--- start PROVIDED RECORDS ---

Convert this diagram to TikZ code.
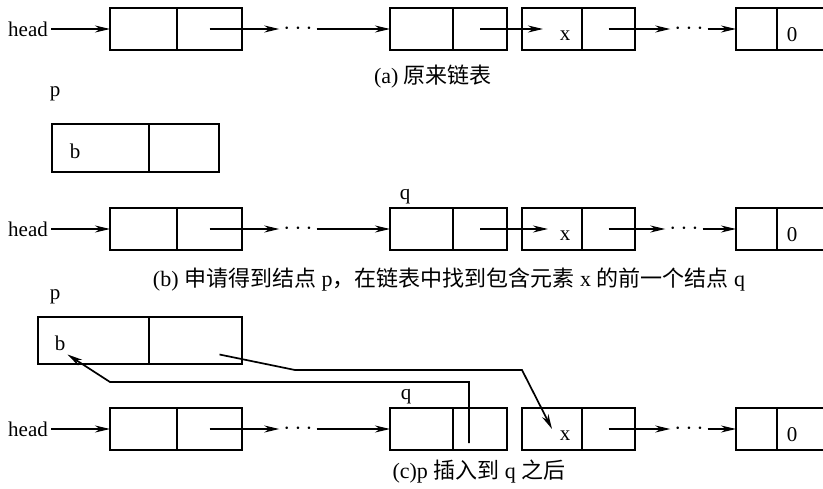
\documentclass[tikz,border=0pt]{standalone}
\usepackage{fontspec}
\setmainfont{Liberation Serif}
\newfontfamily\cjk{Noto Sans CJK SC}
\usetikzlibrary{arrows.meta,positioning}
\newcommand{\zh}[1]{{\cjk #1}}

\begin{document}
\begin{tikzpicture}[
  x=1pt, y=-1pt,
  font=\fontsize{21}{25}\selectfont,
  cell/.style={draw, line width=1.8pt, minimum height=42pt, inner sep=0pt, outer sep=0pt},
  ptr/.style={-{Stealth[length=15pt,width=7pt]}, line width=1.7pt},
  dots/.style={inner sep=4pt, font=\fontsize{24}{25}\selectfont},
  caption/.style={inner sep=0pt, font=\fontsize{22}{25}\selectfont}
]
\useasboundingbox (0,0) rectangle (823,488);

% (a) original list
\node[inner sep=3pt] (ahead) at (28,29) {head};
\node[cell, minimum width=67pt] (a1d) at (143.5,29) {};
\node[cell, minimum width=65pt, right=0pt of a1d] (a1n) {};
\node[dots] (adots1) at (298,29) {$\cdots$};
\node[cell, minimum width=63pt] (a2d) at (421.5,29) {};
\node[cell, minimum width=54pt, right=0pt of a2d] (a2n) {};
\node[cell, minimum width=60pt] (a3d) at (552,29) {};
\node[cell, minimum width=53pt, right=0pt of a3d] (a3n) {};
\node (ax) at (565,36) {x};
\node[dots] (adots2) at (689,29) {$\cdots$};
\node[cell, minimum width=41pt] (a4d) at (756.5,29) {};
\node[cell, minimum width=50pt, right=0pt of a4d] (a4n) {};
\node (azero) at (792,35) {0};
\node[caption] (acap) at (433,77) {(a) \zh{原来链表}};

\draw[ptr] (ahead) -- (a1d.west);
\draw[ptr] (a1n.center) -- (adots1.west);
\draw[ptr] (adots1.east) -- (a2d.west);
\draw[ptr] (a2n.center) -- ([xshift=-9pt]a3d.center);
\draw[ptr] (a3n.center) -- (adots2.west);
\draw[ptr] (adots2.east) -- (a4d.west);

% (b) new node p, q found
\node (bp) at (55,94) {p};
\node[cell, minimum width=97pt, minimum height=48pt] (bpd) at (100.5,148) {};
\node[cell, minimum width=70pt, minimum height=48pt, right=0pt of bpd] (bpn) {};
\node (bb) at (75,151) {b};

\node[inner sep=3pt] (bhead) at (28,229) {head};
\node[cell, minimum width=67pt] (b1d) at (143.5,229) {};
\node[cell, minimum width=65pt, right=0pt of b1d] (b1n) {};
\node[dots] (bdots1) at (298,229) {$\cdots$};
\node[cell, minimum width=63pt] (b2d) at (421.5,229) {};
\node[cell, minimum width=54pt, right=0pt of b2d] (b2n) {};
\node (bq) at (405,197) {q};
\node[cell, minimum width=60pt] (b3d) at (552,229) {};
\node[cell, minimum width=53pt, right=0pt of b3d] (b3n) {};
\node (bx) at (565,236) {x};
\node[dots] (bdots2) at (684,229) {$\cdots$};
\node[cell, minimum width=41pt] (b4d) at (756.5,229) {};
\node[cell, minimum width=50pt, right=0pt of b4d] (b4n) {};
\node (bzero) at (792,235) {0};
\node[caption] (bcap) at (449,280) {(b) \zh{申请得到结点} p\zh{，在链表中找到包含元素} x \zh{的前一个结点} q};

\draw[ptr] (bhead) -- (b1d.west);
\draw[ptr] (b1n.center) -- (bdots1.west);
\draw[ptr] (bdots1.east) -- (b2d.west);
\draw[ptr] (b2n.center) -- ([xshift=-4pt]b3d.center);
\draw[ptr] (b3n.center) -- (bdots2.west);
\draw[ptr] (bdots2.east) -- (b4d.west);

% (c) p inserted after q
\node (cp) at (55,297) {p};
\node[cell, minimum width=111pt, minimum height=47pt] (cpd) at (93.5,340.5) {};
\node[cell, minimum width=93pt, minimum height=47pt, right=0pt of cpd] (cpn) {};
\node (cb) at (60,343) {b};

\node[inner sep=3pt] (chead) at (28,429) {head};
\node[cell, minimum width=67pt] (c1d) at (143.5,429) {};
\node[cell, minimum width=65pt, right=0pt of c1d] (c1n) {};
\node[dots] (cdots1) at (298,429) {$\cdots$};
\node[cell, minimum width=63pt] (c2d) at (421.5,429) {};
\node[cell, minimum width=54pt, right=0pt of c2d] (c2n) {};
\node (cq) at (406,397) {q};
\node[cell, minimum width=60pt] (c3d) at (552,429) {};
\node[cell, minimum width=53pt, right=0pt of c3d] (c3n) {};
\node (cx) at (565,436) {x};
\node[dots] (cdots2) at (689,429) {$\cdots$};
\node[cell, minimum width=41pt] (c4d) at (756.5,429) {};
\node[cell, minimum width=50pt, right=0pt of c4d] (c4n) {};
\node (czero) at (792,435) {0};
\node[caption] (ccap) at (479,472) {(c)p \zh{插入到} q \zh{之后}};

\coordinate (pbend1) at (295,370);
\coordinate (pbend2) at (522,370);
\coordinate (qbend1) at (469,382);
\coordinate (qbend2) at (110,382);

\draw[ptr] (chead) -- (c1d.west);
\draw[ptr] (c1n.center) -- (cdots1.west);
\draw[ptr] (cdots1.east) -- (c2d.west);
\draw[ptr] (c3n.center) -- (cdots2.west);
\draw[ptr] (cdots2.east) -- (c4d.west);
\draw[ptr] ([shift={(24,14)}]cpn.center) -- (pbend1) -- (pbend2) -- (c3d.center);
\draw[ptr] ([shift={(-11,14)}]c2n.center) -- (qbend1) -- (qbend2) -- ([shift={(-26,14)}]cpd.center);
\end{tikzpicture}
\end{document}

--- end PROVIDED RECORDS ---
--- start PROVIDED RECORDS ---

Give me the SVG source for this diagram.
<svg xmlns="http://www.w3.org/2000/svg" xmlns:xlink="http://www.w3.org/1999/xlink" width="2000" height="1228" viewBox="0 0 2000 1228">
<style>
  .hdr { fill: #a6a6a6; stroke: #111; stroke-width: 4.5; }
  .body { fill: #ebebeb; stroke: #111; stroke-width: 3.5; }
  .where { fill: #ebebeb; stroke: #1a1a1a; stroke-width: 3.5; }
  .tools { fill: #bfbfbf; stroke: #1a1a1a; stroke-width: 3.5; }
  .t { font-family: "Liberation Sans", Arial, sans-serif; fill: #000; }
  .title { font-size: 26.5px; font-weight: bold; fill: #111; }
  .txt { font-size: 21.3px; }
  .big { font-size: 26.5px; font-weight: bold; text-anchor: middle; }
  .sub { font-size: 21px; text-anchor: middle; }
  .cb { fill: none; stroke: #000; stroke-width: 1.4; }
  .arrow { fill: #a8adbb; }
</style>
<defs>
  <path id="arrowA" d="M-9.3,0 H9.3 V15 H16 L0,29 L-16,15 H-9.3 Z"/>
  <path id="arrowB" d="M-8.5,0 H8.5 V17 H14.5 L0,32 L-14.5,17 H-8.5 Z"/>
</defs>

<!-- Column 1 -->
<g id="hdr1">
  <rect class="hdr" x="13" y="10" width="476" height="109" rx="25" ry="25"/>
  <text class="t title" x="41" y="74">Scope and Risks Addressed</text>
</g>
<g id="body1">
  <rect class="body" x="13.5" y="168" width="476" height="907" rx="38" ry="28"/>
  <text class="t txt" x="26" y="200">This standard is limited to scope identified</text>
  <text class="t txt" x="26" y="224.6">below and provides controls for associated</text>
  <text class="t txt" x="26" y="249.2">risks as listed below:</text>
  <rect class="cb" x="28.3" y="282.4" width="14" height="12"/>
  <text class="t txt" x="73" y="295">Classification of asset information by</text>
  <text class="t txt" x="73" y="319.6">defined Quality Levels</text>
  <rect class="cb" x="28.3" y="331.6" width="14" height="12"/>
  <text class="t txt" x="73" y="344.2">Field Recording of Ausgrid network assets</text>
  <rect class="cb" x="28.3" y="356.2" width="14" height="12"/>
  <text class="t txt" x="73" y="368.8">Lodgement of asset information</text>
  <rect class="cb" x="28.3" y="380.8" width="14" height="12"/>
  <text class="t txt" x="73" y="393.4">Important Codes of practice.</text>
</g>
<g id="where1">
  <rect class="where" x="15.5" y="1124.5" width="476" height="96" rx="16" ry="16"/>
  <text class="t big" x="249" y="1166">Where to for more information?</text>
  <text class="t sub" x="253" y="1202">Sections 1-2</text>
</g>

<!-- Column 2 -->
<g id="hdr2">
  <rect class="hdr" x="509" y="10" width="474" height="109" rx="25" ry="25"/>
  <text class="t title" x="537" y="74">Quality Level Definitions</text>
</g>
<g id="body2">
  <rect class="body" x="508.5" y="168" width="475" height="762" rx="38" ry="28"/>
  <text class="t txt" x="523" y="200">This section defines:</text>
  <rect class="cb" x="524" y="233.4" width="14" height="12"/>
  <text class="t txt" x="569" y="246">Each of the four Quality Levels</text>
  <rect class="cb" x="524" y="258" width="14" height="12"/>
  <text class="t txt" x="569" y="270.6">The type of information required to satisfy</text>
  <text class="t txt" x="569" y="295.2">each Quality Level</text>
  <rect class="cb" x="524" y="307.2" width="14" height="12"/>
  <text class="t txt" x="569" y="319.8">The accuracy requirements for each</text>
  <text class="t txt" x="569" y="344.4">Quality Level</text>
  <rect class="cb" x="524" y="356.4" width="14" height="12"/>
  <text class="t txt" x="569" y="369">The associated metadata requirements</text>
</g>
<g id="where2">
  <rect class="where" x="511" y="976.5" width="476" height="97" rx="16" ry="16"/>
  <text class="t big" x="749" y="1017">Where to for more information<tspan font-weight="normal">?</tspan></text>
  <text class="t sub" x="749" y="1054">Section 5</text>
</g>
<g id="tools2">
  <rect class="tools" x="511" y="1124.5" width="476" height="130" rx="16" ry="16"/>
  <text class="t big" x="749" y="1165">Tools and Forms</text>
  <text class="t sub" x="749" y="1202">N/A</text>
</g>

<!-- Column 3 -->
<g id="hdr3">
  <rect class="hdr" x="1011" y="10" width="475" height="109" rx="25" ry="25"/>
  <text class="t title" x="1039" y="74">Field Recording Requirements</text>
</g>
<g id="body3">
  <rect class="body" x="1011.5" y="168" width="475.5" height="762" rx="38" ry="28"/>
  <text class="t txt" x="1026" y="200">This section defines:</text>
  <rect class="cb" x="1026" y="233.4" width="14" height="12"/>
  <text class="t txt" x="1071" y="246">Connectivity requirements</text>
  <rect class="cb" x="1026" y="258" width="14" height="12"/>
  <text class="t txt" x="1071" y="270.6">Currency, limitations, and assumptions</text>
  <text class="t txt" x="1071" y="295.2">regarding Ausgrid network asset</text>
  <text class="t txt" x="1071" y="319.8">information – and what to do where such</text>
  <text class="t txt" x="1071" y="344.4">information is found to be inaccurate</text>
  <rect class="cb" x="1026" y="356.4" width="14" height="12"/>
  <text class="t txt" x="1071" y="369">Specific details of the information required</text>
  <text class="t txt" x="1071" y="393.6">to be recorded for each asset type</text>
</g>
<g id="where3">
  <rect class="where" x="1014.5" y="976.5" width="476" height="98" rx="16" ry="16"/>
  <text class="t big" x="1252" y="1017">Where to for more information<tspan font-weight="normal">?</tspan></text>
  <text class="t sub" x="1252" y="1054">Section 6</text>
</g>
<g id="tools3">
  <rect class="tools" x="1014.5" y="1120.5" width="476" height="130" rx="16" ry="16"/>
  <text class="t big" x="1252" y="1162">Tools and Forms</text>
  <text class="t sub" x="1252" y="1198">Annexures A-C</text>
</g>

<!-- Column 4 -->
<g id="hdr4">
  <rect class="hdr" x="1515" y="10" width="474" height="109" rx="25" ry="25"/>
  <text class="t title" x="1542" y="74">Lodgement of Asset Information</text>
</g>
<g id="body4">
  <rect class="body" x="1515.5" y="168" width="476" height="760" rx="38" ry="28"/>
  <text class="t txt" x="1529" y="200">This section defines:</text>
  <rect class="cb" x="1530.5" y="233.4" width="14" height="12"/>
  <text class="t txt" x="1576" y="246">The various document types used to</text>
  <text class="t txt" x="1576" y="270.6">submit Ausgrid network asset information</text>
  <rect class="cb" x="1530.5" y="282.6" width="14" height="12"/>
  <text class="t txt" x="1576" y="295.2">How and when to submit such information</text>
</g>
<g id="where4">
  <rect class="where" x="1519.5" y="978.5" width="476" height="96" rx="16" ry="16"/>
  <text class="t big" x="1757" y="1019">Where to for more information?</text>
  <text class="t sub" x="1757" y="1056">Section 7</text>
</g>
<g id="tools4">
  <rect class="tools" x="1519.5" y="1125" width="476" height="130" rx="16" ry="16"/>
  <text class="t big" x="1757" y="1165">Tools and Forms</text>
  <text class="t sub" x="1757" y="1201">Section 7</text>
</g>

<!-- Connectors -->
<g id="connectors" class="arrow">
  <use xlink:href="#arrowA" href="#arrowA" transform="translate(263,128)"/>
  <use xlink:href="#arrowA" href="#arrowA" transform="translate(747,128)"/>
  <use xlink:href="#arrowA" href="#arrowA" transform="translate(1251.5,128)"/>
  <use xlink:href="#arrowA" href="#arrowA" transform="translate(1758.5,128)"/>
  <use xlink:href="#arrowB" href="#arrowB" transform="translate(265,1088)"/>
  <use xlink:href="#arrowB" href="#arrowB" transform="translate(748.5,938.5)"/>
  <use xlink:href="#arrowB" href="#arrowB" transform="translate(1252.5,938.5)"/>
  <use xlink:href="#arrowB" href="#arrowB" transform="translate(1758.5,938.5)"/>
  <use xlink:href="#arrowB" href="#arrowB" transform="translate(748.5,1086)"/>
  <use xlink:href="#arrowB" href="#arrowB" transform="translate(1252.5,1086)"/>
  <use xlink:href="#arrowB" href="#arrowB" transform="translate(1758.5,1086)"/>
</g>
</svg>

--- end PROVIDED RECORDS ---
--- start PROVIDED RECORDS ---

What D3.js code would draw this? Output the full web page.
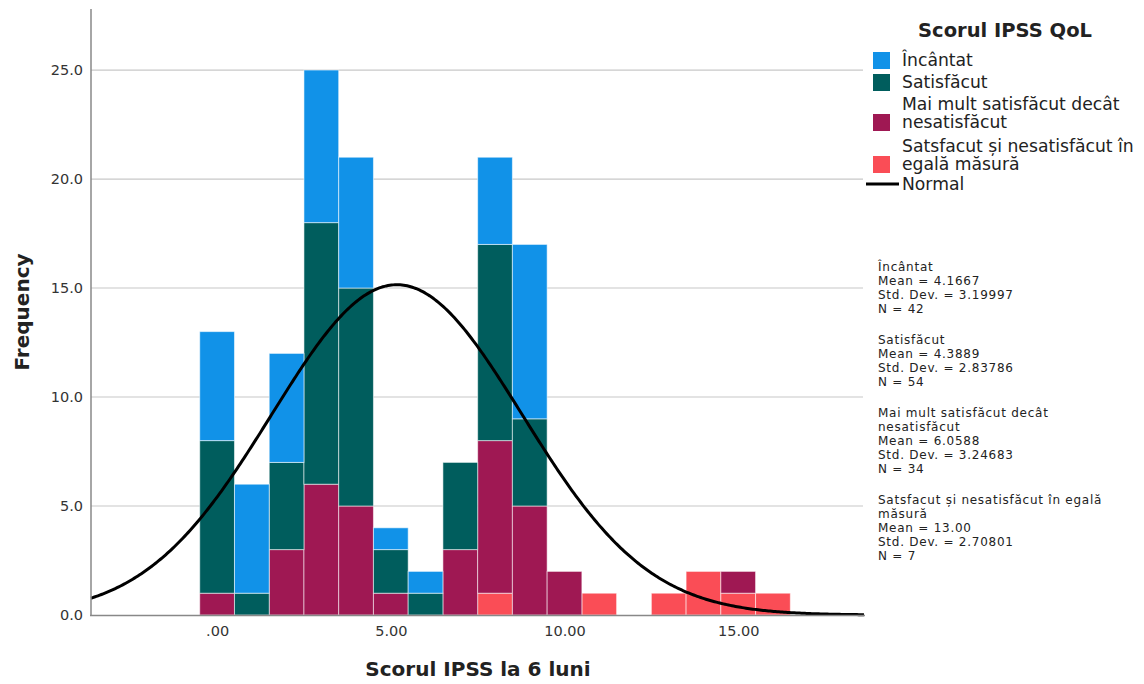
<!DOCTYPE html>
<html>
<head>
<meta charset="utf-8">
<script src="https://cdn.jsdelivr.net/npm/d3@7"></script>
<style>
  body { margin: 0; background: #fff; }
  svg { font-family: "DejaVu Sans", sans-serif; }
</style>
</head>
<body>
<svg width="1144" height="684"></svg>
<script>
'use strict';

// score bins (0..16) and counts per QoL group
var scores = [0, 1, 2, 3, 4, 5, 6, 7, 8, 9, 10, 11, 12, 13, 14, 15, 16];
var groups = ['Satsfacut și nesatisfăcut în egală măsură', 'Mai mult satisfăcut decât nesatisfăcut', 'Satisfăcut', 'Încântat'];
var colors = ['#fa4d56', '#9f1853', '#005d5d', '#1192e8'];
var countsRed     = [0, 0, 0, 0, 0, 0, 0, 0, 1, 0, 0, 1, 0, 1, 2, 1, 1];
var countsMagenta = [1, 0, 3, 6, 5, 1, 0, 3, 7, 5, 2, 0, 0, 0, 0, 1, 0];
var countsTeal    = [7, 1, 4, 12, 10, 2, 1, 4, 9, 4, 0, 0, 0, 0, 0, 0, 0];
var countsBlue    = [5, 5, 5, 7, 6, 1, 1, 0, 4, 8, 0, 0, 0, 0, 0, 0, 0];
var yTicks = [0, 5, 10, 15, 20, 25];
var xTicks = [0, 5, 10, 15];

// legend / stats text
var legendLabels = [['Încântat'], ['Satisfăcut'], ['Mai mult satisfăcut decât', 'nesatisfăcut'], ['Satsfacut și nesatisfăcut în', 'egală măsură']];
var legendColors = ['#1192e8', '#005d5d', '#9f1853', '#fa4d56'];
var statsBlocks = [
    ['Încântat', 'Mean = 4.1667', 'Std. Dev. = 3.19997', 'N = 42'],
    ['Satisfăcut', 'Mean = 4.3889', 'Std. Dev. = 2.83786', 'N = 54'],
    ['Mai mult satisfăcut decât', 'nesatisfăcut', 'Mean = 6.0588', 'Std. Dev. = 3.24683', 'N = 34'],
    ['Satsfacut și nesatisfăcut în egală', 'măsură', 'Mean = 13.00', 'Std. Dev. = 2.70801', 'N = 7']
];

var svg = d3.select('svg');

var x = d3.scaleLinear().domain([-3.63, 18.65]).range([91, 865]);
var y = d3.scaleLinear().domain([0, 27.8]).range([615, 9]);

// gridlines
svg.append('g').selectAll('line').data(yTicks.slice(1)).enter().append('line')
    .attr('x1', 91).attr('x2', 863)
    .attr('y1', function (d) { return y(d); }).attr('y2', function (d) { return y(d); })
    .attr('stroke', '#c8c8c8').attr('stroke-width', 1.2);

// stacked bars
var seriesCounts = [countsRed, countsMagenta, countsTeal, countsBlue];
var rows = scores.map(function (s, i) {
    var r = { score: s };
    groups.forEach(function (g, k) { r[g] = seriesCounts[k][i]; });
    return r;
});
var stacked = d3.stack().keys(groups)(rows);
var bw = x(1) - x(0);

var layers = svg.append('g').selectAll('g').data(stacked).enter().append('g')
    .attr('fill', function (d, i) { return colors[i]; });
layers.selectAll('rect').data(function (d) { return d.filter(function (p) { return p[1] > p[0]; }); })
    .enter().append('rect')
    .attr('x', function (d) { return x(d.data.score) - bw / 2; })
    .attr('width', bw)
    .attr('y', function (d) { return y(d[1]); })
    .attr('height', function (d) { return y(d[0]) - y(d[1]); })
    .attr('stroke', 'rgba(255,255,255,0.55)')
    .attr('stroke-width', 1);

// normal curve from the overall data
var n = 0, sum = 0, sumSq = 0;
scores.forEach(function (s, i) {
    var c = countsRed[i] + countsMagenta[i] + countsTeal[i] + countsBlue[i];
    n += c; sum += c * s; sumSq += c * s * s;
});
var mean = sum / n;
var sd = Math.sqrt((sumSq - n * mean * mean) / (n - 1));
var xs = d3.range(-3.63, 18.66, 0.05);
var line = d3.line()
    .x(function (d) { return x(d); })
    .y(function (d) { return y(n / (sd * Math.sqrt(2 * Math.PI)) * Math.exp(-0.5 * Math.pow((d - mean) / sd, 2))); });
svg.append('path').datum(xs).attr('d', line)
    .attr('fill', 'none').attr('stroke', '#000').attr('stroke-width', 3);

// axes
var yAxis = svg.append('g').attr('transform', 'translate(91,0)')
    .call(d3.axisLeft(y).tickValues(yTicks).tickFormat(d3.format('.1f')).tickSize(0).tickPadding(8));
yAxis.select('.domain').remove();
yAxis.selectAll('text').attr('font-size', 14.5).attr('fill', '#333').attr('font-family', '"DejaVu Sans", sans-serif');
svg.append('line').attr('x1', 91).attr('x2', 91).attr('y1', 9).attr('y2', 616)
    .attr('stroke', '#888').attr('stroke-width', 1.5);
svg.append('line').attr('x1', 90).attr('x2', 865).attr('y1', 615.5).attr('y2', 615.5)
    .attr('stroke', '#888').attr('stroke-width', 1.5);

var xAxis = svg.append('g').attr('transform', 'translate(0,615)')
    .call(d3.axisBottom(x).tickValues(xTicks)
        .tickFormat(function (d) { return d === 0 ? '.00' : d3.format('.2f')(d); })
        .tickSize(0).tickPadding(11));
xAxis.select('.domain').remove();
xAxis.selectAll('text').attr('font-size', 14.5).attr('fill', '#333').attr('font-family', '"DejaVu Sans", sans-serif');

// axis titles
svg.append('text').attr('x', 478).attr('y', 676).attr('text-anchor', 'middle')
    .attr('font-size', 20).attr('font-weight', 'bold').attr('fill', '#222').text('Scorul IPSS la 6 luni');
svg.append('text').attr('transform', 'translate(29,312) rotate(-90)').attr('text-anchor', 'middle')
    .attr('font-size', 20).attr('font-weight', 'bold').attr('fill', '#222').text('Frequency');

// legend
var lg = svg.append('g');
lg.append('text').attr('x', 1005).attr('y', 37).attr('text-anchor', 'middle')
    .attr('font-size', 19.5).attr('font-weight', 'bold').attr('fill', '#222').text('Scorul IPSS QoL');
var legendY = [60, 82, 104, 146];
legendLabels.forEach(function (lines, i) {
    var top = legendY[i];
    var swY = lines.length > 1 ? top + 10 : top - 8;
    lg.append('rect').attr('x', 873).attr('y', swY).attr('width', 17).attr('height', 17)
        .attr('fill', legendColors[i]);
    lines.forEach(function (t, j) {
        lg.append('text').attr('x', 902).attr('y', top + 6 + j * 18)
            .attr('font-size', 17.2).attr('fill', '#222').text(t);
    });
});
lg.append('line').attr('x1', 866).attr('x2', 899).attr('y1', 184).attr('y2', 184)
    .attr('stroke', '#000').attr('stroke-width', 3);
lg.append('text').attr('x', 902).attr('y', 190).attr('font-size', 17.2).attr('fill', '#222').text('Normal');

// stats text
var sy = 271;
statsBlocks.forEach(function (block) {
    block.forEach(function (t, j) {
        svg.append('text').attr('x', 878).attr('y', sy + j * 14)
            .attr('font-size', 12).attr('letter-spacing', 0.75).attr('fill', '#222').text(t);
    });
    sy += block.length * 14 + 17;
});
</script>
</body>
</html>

--- end PROVIDED RECORDS ---

* **EXERCISE AIM**
Copy exactly the material above from the line with "Convert this diagram to TikZ code." to the line with "(0,0) rectangle (823,488);", ends included, and nothing else. Leave out any picture.

* **CORRECT ANSWER**
Convert this diagram to TikZ code.
\documentclass[tikz,border=0pt]{standalone}
\usepackage{fontspec}
\setmainfont{Liberation Serif}
\newfontfamily\cjk{Noto Sans CJK SC}
\usetikzlibrary{arrows.meta,positioning}
\newcommand{\zh}[1]{{\cjk #1}}

\begin{document}
\begin{tikzpicture}[
  x=1pt, y=-1pt,
  font=\fontsize{21}{25}\selectfont,
  cell/.style={draw, line width=1.8pt, minimum height=42pt, inner sep=0pt, outer sep=0pt},
  ptr/.style={-{Stealth[length=15pt,width=7pt]}, line width=1.7pt},
  dots/.style={inner sep=4pt, font=\fontsize{24}{25}\selectfont},
  caption/.style={inner sep=0pt, font=\fontsize{22}{25}\selectfont}
]
\useasboundingbox (0,0) rectangle (823,488);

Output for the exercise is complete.